En otro libro de 1973, de título algo cursi –“Lo pequeño es hermoso”– pero con propuestas plenamente vigentes, Ernst Friedrich Schumacher se preguntaba si la gran crisis del petróleo de aquel año reforzaría «la influencia de los que defienden el “retorno al hogar” o la de los que preconizan la “huida hacia delante”». Medio siglo después, la respuesta es evidente. Llevamos cinco décadas al sprint sin mirar hacia atrás. Pero hemos topado con un muro.
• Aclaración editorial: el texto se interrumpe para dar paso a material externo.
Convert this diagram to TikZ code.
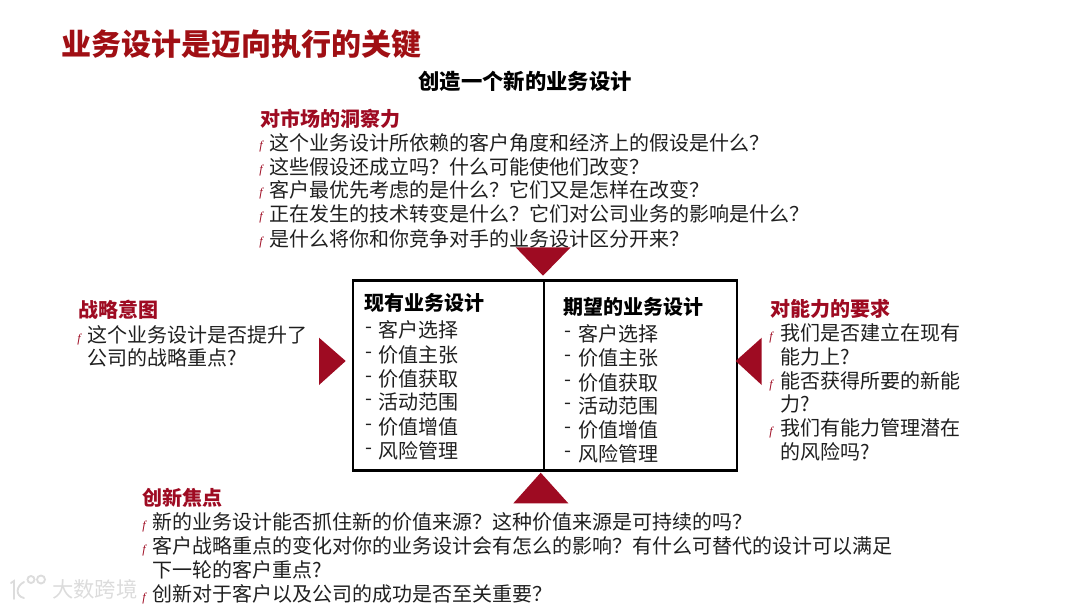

Igual que no se acabó el mundo hace 50 años, no se acabará ahora –hay que tener cuidado con las predicciones apocalípticas, porque acaban girándose en contra–, pero puede convertirse en un lugar mucho más desagradable si no entendemos que tras el muro no hay una pista llana por la que seguir corriendo. Es lo que advirtieron, cada uno desde su ámbito, Georgescu-Roegen, Commoner, Meadows y otros tantos. Hay que intentar no caer en la arrogancia de pensar que partimos de cero y empezar a recuperar genealogías perdidas, porque esta amnesia es parte de la devastadora derrota del último medio siglo. No estamos solos ni somos los primeros en esto de pensar otras vidas posibles. Aquellas voces pueden ayudar a volver a abrir una alameda que ya no está cerrada a cal y canto.